▸ **Information provided**:
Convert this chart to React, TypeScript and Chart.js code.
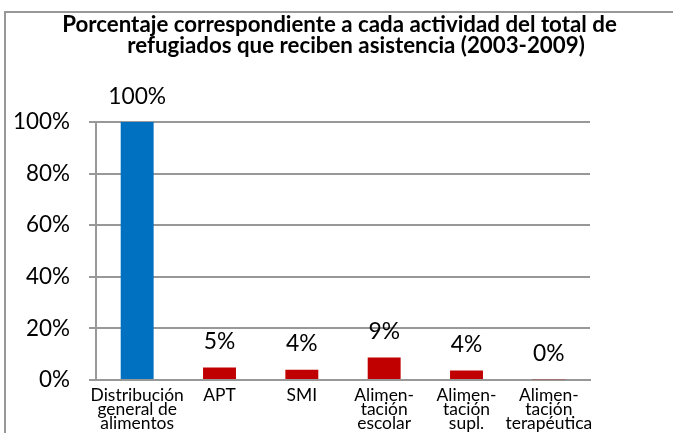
import React, { useEffect, useRef } from "react";
import { Chart, registerables } from "chart.js";

Chart.register(...registerables);

const categories: string[][] = [
  ["Distribución", "general de", "alimentos"],
  ["APT"],
  ["SMI"],
  ["Alimen-", "tación", "escolar"],
  ["Alimen-", "tación", "supl."],
  ["Alimen-", "tación", "terapéutica"],
];
const values: number[] = [100, 4.8, 4.0, 8.7, 3.7, 0.3];
const barColors: string[] = ["#0070C0", "#C00000", "#C00000", "#C00000", "#C00000", "#C00000"];
const titleLines: string[] = [
  "Porcentaje correspondiente a cada actividad del total de",
  "refugiados que reciben asistencia (2003-2009)",
];
const yMin = 0;
const yMax = 100;
const yStep = 20;

const FAMILY = "Lato, 'Open Sans', sans-serif";
const W = 673;
const H = 433;
const GRAY = "#989898";

function fitSize(text: string, weight: string, target: number): number {
  const c = document.createElement("canvas").getContext("2d")!;
  c.font = `${weight} 100px ${FAMILY}`;
  const w = c.measureText(text).width;
  return (100 * target) / w;
}

export default function App() {
  const ref = useRef<HTMLCanvasElement>(null);

  useEffect(() => {
    const titleSize = fitSize(titleLines[0], "bold", 555);
    const labelSize = fitSize("100%", "normal", 58);
    const yTickSize = fitSize("100%", "normal", 57);
    const xTickSize =
      (fitSize("Distribución", "normal", 92) + fitSize("terapéutica", "normal", 88)) / 2;

    const framePlugin = {
      id: "frame",
      beforeDraw(chart: any) {
        const ctx = chart.ctx;
        ctx.save();
        ctx.strokeStyle = GRAY;
        ctx.lineWidth = 2;
        ctx.beginPath();
        ctx.moveTo(5, H);
        ctx.lineTo(5, 12);
        ctx.lineTo(W, 12);
        ctx.stroke();
        ctx.restore();
      },
    };

    const titlePlugin = {
      id: "customTitle",
      afterDraw(chart: any) {
        const ctx = chart.ctx;
        ctx.save();
        ctx.fillStyle = "#000";
        ctx.font = `bold ${titleSize}px ${FAMILY}`;
        ctx.textAlign = "center";
        ctx.textBaseline = "alphabetic";
        ctx.fillText(titleLines[0], 339.5, 32);
        ctx.fillText(titleLines[1], 356, 53);
        ctx.restore();
      },
    };

    const labelPlugin = {
      id: "valueLabels",
      afterDatasetsDraw(chart: any) {
        const ctx = chart.ctx;
        const meta = chart.getDatasetMeta(0);
        ctx.save();
        ctx.fillStyle = "#000";
        ctx.font = `${labelSize}px ${FAMILY}`;
        ctx.textAlign = "center";
        ctx.textBaseline = "alphabetic";
        meta.data.forEach((bar: any, i: number) => {
          const v = chart.data.datasets[0].data[i] as number;
          ctx.fillText(`${Math.round(v)}%`, bar.x, bar.y - 18.5);
        });
        ctx.restore();
      },
    };

    const chart = new Chart(ref.current!, {
      type: "bar",
      data: {
        labels: categories as any,
        datasets: [
          {
            data: values,
            backgroundColor: barColors,
            borderWidth: 0,
            categoryPercentage: 0.4,
            barPercentage: 1,
          },
        ],
      },
      options: {
        responsive: false,
        animation: false,
        devicePixelRatio: 1,
        layout: { padding: { top: 122, right: 83, left: 0, bottom: 0 } },
        plugins: {
          legend: { display: false },
          title: { display: false },
          tooltip: { enabled: false },
        },
        scales: {
          x: {
            afterFit(scale: any) {
              scale.height = 53;
            },
            grid: { display: false, drawTicks: false },
            border: { display: true, color: GRAY, width: 2 },
            ticks: {
              color: "#000",
              padding: 9,
              maxRotation: 0,
              autoSkip: false,
              font: { family: FAMILY, size: xTickSize, lineHeight: 13.6 / xTickSize },
            },
          },
          y: {
            min: yMin,
            max: yMax,
            afterFit(scale: any) {
              scale.width = 96;
            },
            grid: { color: GRAY, lineWidth: 2, tickLength: 7, drawTicks: true },
            border: { display: true, color: GRAY, width: 2 },
            ticks: {
              stepSize: yStep,
              color: "#000",
              padding: 19,
              font: { family: FAMILY, size: yTickSize },
              callback: (v: any) => `${v}%`,
            },
          },
        },
      },
      plugins: [framePlugin, titlePlugin, labelPlugin],
    });
    return () => chart.destroy();
  }, []);

  return (
    <div style={{ position: "absolute", left: 0, top: 0, width: W, height: H, overflow: "hidden" }}>
      <canvas ref={ref} width={W} height={H} style={{ display: "block" }} />
    </div>
  );
}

▸ **Task details**: Repeat the data exactly, dropping every picture it holds.

▸ **Task output**:
Convert this chart to React, TypeScript and Chart.js code.
import React, { useEffect, useRef } from "react";
import { Chart, registerables } from "chart.js";

Chart.register(...registerables);

const categories: string[][] = [
  ["Distribución", "general de", "alimentos"],
  ["APT"],
  ["SMI"],
  ["Alimen-", "tación", "escolar"],
  ["Alimen-", "tación", "supl."],
  ["Alimen-", "tación", "terapéutica"],
];
const values: number[] = [100, 4.8, 4.0, 8.7, 3.7, 0.3];
const barColors: string[] = ["#0070C0", "#C00000", "#C00000", "#C00000", "#C00000", "#C00000"];
const titleLines: string[] = [
  "Porcentaje correspondiente a cada actividad del total de",
  "refugiados que reciben asistencia (2003-2009)",
];
const yMin = 0;
const yMax = 100;
const yStep = 20;

const FAMILY = "Lato, 'Open Sans', sans-serif";
const W = 673;
const H = 433;
const GRAY = "#989898";

function fitSize(text: string, weight: string, target: number): number {
  const c = document.createElement("canvas").getContext("2d")!;
  c.font = `${weight} 100px ${FAMILY}`;
  const w = c.measureText(text).width;
  return (100 * target) / w;
}

export default function App() {
  const ref = useRef<HTMLCanvasElement>(null);

  useEffect(() => {
    const titleSize = fitSize(titleLines[0], "bold", 555);
    const labelSize = fitSize("100%", "normal", 58);
    const yTickSize = fitSize("100%", "normal", 57);
    const xTickSize =
      (fitSize("Distribución", "normal", 92) + fitSize("terapéutica", "normal", 88)) / 2;

    const framePlugin = {
      id: "frame",
      beforeDraw(chart: any) {
        const ctx = chart.ctx;
        ctx.save();
        ctx.strokeStyle = GRAY;
        ctx.lineWidth = 2;
        ctx.beginPath();
        ctx.moveTo(5, H);
        ctx.lineTo(5, 12);
        ctx.lineTo(W, 12);
        ctx.stroke();
        ctx.restore();
      },
    };

    const titlePlugin = {
      id: "customTitle",
      afterDraw(chart: any) {
        const ctx = chart.ctx;
        ctx.save();
        ctx.fillStyle = "#000";
        ctx.font = `bold ${titleSize}px ${FAMILY}`;
        ctx.textAlign = "center";
        ctx.textBaseline = "alphabetic";
        ctx.fillText(titleLines[0], 339.5, 32);
        ctx.fillText(titleLines[1], 356, 53);
        ctx.restore();
      },
    };

    const labelPlugin = {
      id: "valueLabels",
      afterDatasetsDraw(chart: any) {
        const ctx = chart.ctx;
        const meta = chart.getDatasetMeta(0);
        ctx.save();
        ctx.fillStyle = "#000";
        ctx.font = `${labelSize}px ${FAMILY}`;
        ctx.textAlign = "center";
        ctx.textBaseline = "alphabetic";
        meta.data.forEach((bar: any, i: number) => {
          const v = chart.data.datasets[0].data[i] as number;
          ctx.fillText(`${Math.round(v)}%`, bar.x, bar.y - 18.5);
        });
        ctx.restore();
      },
    };

    const chart = new Chart(ref.current!, {
      type: "bar",
      data: {
        labels: categories as any,
        datasets: [
          {
            data: values,
            backgroundColor: barColors,
            borderWidth: 0,
            categoryPercentage: 0.4,
            barPercentage: 1,
          },
        ],
      },
      options: {
        responsive: false,
        animation: false,
        devicePixelRatio: 1,
        layout: { padding: { top: 122, right: 83, left: 0, bottom: 0 } },
        plugins: {
          legend: { display: false },
          title: { display: false },
          tooltip: { enabled: false },
        },
        scales: {
          x: {
            afterFit(scale: any) {
              scale.height = 53;
            },
            grid: { display: false, drawTicks: false },
            border: { display: true, color: GRAY, width: 2 },
            ticks: {
              color: "#000",
              padding: 9,
              maxRotation: 0,
              autoSkip: false,
              font: { family: FAMILY, size: xTickSize, lineHeight: 13.6 / xTickSize },
            },
          },
          y: {
            min: yMin,
            max: yMax,
            afterFit(scale: any) {
              scale.width = 96;
            },
            grid: { color: GRAY, lineWidth: 2, tickLength: 7, drawTicks: true },
            border: { display: true, color: GRAY, width: 2 },
            ticks: {
              stepSize: yStep,
              color: "#000",
              padding: 19,
              font: { family: FAMILY, size: yTickSize },
              callback: (v: any) => `${v}%`,
            },
          },
        },
      },
      plugins: [framePlugin, titlePlugin, labelPlugin],
    });
    return () => chart.destroy();
  }, []);

  return (
    <div style={{ position: "absolute", left: 0, top: 0, width: W, height: H, overflow: "hidden" }}>
      <canvas ref={ref} width={W} height={H} style={{ display: "block" }} />
    </div>
  );
}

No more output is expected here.